OPERATION--FIGS. 1 TO 3

The compression process for the multistage centrifugal compressor shown in FIG. 3 is initiated by starting the drive motor in the high speed drive system 10. As the compressor drive shaft 22 comes up to speed, fluid compression begins. The fluid is supplied to input 18 in unit one 12 (labeled INPUT in FIG. 3). After compression, the fluid is routed from the output 20 of unit one 12 to the input 18 of unit two 14 as shown by the interstage flow path 56. Normally this interstage flow passes through an intercooler. In like fashion, after compression in unit two 14, the fluid is routed to the input 18 of unit three 16 as shown by the interstage flow path 57. Finally, after compression in unit three 16, the fluid is supplied at the desired output pressure through output 20 then through a tube (labeled OUTPUT in FIG. 3) for delivery external to the compressor.

A more detailed understanding of compressor operation can be obtained from FIG. 2. Compressor unit three 16 is on the right side of this figure. Fluid input 44 to this stage enters the rotor 23 from the intake chamber 54 and is accelerated and compressed by rotor blades 23C. The fluid then discharges at the radial periphery of the rotor 23 and exits the compressor case through channel 24 to output 20 (shown in FIG. 3). Although high pressure leakage out of channel 24 is attenuated by radial non-contact seal 26, high pressure fields do leak into the area between the rotor front face 23A and the case 28 and also between the rotor rear face 23B and the case 28. These high pressure fields operate on the rotor external area. Since the area of the rear rotor face 23B is much larger than the front face 23A, the rotor 23 experiences a very large axial force to the right which would normally destroy the compressor shaft bearings 40. In the patent concept, however, rotor assembly 23 is free to move axially on drive shaft 22 and hence will move to the right (toward the intake chamber 54) due to the large axial force.
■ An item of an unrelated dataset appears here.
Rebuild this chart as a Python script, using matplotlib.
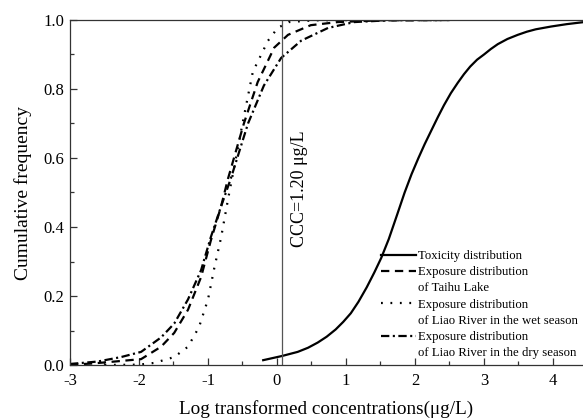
import matplotlib
matplotlib.use("Agg")
import matplotlib.pyplot as plt
from matplotlib.lines import Line2D
from matplotlib.ticker import MultipleLocator, FormatStrFormatter

plt.rcParams['font.family'] = ['Liberation Serif', 'DejaVu Serif']
plt.rcParams['axes.unicode_minus'] = False
plt.rcParams['lines.scale_dashes'] = False

# Toxicity distribution (species sensitivity)
tox_x = [-0.2, 0.07, 0.3, 0.45, 0.59, 0.72, 0.85, 0.96, 1.07, 1.18, 1.3, 1.41, 1.51,
         1.62, 1.74, 1.85, 1.95, 2.05, 2.14, 2.23, 2.33, 2.42, 2.52, 2.62, 2.71, 2.8,
         2.9, 3.0, 3.1, 3.2, 3.34, 3.49, 3.62, 3.75, 3.97, 4.2, 4.45]
tox_y = [0.014, 0.026, 0.038, 0.05, 0.065, 0.082, 0.103, 0.125, 0.15, 0.183, 0.225,
         0.268, 0.31, 0.365, 0.435, 0.50, 0.553, 0.60, 0.64, 0.677, 0.718, 0.753, 0.788,
         0.818, 0.843, 0.865, 0.885, 0.90, 0.916, 0.93, 0.945, 0.957, 0.966, 0.973,
         0.981, 0.988, 0.994]

# Exposure distribution of Taihu Lake
taihu_x = [-3.0, -2.7, -2.41, -1.97, -1.68, -1.49, -1.29, -1.10, -0.96, -0.81, -0.71,
           -0.48, -0.28, -0.04, 0.16, 0.49, 0.88, 1.5, 2.5]
taihu_y = [0.001, 0.004, 0.009, 0.017, 0.053, 0.093, 0.16, 0.255, 0.36, 0.46, 0.54,
           0.70, 0.82, 0.92, 0.957, 0.985, 0.994, 0.999, 1.0]

# Exposure distribution of Liao River, wet season
wet_x = [-2.5, -2.0, -1.78, -1.49, -1.29, -1.13, -1.0, -0.91, -0.81, -0.71,
         -0.48, -0.35, -0.13, 0.01, 0.17, 0.54, 1.2, 2.5]
wet_y = [0.0, 0.001, 0.006, 0.023, 0.053, 0.11, 0.19, 0.28, 0.37, 0.48,
         0.72, 0.85, 0.94, 0.977, 0.994, 0.999, 1.0, 1.0]

# Exposure distribution of Liao River, dry season
dry_x = [-3.0, -2.6, -2.26, -1.97, -1.68, -1.49, -1.29, -1.10, -0.96, -0.81, -0.67,
         -0.42, -0.19, 0.06, 0.35, 0.74, 1.12, 1.6, 2.5]
dry_y = [0.003, 0.01, 0.023, 0.038, 0.08, 0.12, 0.19, 0.275, 0.37, 0.46, 0.54,
         0.70, 0.81, 0.89, 0.94, 0.977, 0.994, 0.999, 1.0]

ccc_x = 0.079  # log10(1.20)
ccc_label = "CCC=1.20 μg/L"

x_ticks = [-3, -2, -1, 0, 1, 2, 3, 4]
y_ticks = [0.0, 0.2, 0.4, 0.6, 0.8, 1.0]

W, H = 583, 419
fig = plt.figure(figsize=(W / 100, H / 100), dpi=100)
ax = fig.add_axes([70 / W, (H - 365) / H, (W - 70) / W, 345 / H])

lw = 1.6
ax.plot(tox_x, tox_y, color='black', lw=lw, ls='-')
ax.plot(taihu_x, taihu_y, color='black', lw=lw, dashes=(6, 4))
ax.plot(wet_x, wet_y, color='black', lw=lw, dashes=(1.3, 5.5))
ax.plot(dry_x, dry_y, color='black', lw=lw, dashes=(6, 2.5, 1.5, 2.5))
ax.axvline(ccc_x, color='#555555', lw=0.9)

ax.text(0.33, 0.51, ccc_label, rotation=90, ha='center', va='center', fontsize=13)

ax.set_xlim(-3, 4.435)
ax.set_ylim(0, 1.0)
ax.set_xticks(x_ticks)
ax.set_yticks(y_ticks)
ax.yaxis.set_major_formatter(FormatStrFormatter('%.1f'))
ax.xaxis.set_minor_locator(MultipleLocator(0.5))
ax.yaxis.set_minor_locator(MultipleLocator(0.1))
ax.tick_params(which='both', direction='in', labelsize=12, color='#333333')
ax.tick_params(which='major', length=5, width=0.9)
ax.tick_params(which='minor', length=3, width=0.9)
ax.tick_params(axis='x', pad=6)
ax.tick_params(axis='y', pad=4)
for s in ['left', 'bottom', 'top']:
    ax.spines[s].set_color('#333333')
    ax.spines[s].set_linewidth(0.9)
ax.spines['right'].set_visible(False)

ax.set_xlabel("Log transformed concentrations(μg/L)", fontsize=13.8, labelpad=7.5)
ax.set_ylabel("Cumulative frequency", fontsize=14, labelpad=8)

blank = Line2D([], [], color='none')
handles = [
    Line2D([], [], color='black', lw=lw, ls='-'),
    Line2D([], [], color='black', lw=lw, dashes=(6, 4)),
    blank,
    Line2D([], [], color='black', lw=lw, dashes=(1.3, 5.5)),
    blank,
    Line2D([], [], color='black', lw=lw, dashes=(6, 2.5, 1.5, 2.5)),
    blank,
]
labels = [
    "Toxicity distribution",
    "Exposure distribution",
    "of Taihu Lake",
    "Exposure distribution",
    "of Liao River in the wet season",
    "Exposure distribution",
    "of Liao River in the dry season",
]
ax.legend(handles, labels, loc='center left', bbox_to_anchor=(0.606, 0.175),
          frameon=False, fontsize=9.2, borderpad=0, borderaxespad=0,
          labelspacing=0.33, handlelength=2.75, handletextpad=0.12)

fig.savefig("out.png", dpi=100)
This motion opens the gap between the throttling ring 42 and the rear face of the rotor 23B which opens leakage path 30 to the very low pressure of the intake chamber 54 of unit two 14. The rotor assembly 23 will continue moving to the right (opening the throttle gap) until the axial forces are balanced (due to the introduction of the low pressure field on the rear face 23B). This closed loop throttling system continually updates the rotor 23 axial position to maintain zero axial forces.

Leakage path 30 flows into the intake chamber 54 of the prior stage through the coaxial gap between the compressor drive shaft 22 and the compressor case 28. This is the area where the compressor interstage seal would normally be required. Because the flow rate through this gap has been reduced to a negligible amount by the closed loop throttling system described above, no seal is required.
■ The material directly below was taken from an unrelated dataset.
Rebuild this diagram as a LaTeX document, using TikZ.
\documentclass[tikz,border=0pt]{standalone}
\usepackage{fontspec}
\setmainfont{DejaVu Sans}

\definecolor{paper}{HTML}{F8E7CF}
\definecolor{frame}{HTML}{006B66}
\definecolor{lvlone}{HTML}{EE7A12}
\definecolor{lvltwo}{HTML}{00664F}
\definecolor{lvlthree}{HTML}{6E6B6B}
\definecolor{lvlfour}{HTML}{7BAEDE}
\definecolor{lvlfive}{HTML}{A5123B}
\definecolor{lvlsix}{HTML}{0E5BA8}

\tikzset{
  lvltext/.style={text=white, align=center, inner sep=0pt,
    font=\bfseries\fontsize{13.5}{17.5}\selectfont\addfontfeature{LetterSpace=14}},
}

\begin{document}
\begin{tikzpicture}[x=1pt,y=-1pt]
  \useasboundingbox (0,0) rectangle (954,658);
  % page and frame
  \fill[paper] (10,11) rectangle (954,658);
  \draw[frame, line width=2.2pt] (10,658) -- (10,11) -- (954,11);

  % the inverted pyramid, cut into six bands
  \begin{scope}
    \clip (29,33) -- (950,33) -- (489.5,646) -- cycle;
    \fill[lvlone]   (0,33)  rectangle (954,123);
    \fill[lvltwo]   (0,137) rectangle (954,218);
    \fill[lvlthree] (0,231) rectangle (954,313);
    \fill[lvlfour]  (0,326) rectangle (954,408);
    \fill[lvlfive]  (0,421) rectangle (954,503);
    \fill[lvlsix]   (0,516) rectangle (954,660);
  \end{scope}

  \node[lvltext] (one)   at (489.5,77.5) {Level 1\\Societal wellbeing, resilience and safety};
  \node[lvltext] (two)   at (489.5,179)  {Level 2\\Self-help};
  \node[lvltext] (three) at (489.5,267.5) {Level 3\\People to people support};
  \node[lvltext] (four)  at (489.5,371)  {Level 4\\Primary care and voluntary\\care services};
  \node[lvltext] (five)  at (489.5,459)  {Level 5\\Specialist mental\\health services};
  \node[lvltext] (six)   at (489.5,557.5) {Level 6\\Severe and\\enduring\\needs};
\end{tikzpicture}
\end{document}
Axial force balance for the rotor assembly 23 for unit two 14 is identical to that described above for unit three 16. Axial force balance for unit one 12 is also identical with one exception. Since there is no "prior stage" for unit one, leakage path 30 is terminated back to the input of unit one (as shown by leakage path 46). Generally , axial balance is less critical in unit one since pressure fields are very low.

SUMMARY, RAMIFICATIONS AND SCOPE

Accordingly, the reader will see that the multistage centrifugal compressor of this invention is a unique concept providing an operating life and a low cost previously unachievable. The unique compressor design addresses the two most critical components impacting life (bearings and shaft seals). The unique interstage throttled leakage path eliminates the need for shaft seals and also reduces bearing axial loads to essentially zero to achieve long life. Furthermore, the compressor is a modular design with a reduced number of piece parts to achieve not only a low cost but also a modular flexibility to add additional stages as required. Finally, the compressor will accommodate a large family of drive sources (electric motors, diesel and gas engines, CNG engines, direct drive turbines, etc.).

While my above description contains many specificities, these should not be construed as limitations on the scope of the invention, but rather as an exemplification of one preferred embodiment thereof. Many other variations are possible. For example, FIG. 3 shows a horizontal embodiment of the compressor and high speed drive system. Vertical embodiments are obviously also possible along with 90 degree embodiments where, for example, the drive system could be horizontal and the compressor vertical (perhaps underground). Accordingly, the scope of the invention should be determined not by embodiment(s) illustrated, but by the appended claims and their legal equivalents.

Claims

1. A high efficiency radial flow type centrifugal compressor comprising:

a. at least two compressor units mounted together with a common shaft,

b. a means for supporting said shaft on both ends at the outside of said compressor unit,

c. a leakage path defined by between said compressor units and said shaft,

d. each of said compressor units has an intake chamber prior to a rotor assembly and an outlet at the radial periphery of said rotor assembly,

e. said rotor assembly mounted on said shaft axially movably,

f. a means for limiting the axial movement of said rotor assembly at a base of said rotor assembly,

g. a throttle ring provided between a rear face of said rotor assembly and a compressor casing for regulating leakage before flowing into said intake chamber of said proceeding compressor unit,

h. wherein said leakage entering to said intake chambers of said proceeding compressor unit through said leakage path balances the axial force on said rotor assembly.